__Exercise directions__. Go through the listing below and list every line with "this".

[Records contained in a dataset]

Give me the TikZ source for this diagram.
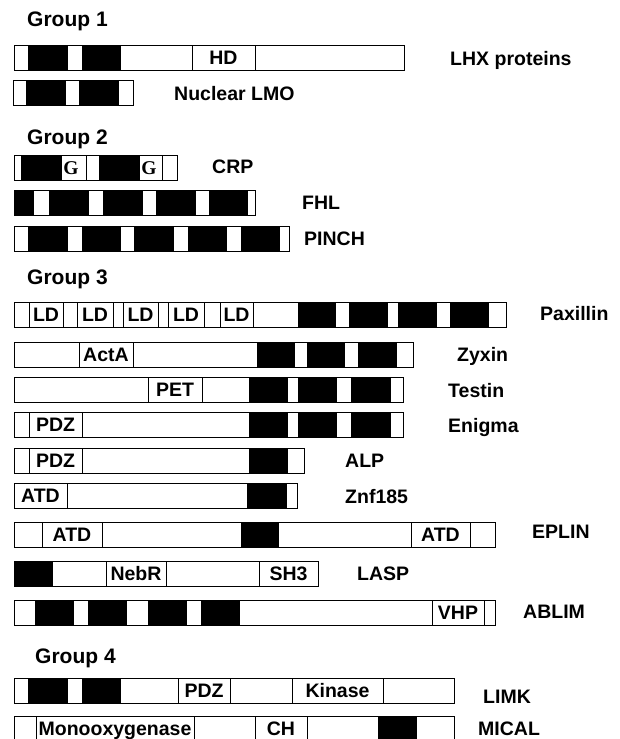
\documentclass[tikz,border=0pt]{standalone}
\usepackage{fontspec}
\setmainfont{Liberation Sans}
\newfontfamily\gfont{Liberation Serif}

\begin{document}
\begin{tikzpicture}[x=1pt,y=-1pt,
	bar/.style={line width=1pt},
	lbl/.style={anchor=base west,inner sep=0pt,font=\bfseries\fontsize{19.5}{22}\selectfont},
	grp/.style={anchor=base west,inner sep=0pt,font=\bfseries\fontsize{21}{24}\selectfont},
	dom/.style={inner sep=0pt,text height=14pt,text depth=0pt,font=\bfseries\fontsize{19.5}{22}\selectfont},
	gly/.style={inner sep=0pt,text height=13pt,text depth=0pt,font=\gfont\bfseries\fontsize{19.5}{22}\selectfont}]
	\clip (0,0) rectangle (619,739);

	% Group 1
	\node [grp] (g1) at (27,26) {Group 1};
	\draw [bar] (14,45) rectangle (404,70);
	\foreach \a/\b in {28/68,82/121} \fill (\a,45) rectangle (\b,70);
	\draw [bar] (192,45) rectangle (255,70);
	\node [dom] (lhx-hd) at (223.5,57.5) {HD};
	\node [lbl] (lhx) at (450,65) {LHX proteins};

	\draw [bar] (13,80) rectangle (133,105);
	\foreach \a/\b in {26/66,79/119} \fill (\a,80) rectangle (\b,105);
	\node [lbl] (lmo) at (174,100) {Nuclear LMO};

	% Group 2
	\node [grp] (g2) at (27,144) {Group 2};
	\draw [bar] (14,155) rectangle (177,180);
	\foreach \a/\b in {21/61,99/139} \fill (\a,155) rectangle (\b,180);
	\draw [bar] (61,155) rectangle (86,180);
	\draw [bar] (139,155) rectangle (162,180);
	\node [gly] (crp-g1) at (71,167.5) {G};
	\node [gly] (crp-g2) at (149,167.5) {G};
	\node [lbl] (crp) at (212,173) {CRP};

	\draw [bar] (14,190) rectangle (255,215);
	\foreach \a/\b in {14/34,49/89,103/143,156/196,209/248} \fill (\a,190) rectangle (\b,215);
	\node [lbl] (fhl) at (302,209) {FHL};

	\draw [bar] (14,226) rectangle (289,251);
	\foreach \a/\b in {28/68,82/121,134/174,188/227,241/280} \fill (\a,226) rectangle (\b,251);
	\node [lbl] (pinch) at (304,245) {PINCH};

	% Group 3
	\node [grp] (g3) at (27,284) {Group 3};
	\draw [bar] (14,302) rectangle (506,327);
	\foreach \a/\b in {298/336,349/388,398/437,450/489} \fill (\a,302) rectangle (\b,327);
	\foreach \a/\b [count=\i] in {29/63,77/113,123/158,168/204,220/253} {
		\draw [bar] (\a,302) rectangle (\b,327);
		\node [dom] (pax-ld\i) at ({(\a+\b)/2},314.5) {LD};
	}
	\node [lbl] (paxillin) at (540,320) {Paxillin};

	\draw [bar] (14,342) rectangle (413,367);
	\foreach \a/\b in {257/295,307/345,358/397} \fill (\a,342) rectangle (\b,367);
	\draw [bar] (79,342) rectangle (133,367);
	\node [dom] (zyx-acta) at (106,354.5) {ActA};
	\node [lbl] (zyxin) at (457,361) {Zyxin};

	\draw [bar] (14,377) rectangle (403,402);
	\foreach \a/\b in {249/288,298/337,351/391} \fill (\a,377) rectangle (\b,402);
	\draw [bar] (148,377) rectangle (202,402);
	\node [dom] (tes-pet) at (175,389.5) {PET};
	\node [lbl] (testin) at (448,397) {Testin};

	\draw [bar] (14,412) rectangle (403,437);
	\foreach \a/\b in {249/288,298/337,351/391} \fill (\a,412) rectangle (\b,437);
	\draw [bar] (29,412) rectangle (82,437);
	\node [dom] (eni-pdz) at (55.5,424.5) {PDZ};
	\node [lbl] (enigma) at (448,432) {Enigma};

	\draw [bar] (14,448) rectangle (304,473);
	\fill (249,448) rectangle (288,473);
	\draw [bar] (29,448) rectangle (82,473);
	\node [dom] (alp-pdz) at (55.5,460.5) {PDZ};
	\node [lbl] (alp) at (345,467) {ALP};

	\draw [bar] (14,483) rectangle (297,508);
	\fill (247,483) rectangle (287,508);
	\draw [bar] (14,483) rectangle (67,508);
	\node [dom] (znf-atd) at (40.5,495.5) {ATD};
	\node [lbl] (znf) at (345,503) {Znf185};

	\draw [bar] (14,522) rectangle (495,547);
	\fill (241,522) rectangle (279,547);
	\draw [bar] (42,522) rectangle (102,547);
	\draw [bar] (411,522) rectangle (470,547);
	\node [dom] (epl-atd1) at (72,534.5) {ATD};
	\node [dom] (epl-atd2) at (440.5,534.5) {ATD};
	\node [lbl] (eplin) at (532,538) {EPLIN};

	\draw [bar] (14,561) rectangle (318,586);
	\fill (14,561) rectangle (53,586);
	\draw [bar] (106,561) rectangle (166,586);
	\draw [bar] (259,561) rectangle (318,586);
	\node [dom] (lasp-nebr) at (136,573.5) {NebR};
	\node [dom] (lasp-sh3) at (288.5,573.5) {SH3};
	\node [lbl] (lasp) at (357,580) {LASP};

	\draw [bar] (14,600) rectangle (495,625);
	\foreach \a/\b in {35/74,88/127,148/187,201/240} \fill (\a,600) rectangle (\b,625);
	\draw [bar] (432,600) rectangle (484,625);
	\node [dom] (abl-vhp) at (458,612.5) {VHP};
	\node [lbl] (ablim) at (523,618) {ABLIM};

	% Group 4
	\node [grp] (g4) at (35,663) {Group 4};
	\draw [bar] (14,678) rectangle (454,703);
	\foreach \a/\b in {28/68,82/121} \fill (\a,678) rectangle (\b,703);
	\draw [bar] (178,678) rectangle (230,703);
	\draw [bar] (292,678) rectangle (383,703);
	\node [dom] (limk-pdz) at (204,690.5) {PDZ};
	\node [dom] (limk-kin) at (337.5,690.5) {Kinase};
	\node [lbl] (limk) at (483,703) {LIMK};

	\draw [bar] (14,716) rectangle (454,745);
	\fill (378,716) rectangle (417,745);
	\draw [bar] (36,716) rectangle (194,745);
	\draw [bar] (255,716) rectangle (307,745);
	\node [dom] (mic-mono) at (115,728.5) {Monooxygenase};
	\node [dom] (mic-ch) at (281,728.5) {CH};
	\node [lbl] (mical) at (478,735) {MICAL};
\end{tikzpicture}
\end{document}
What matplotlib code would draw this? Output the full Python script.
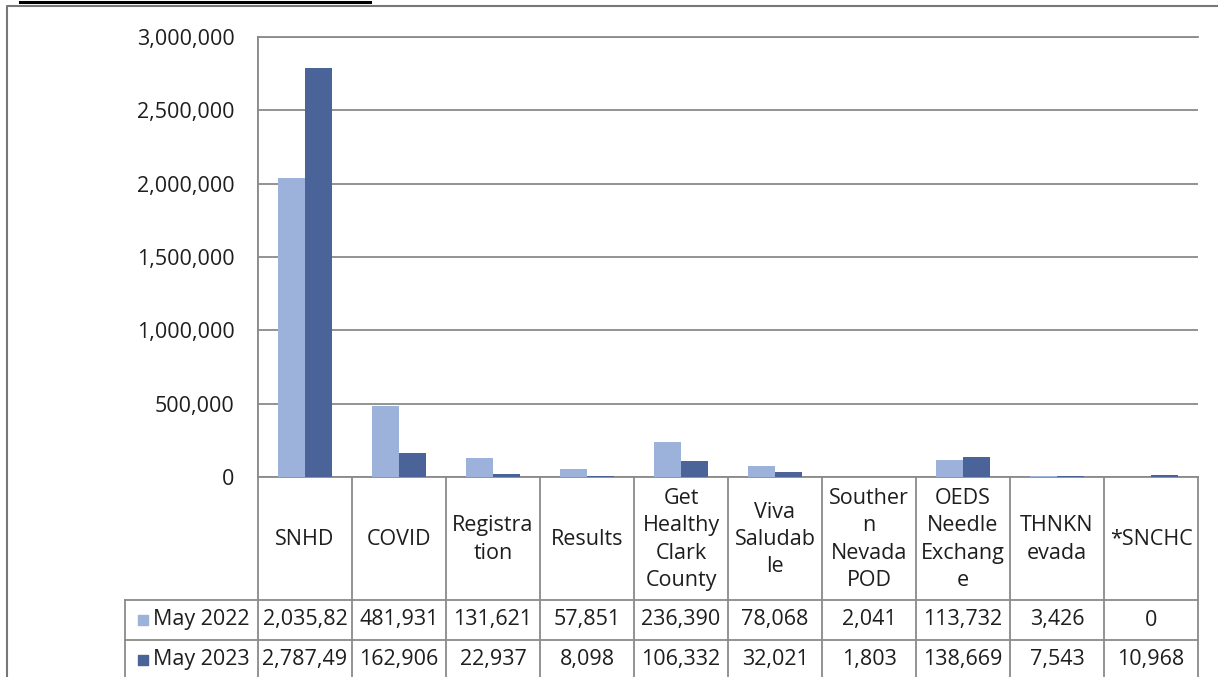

__Answer to the task__.
Give me the TikZ source for this diagram.
What matplotlib code would draw this? Output the full Python script.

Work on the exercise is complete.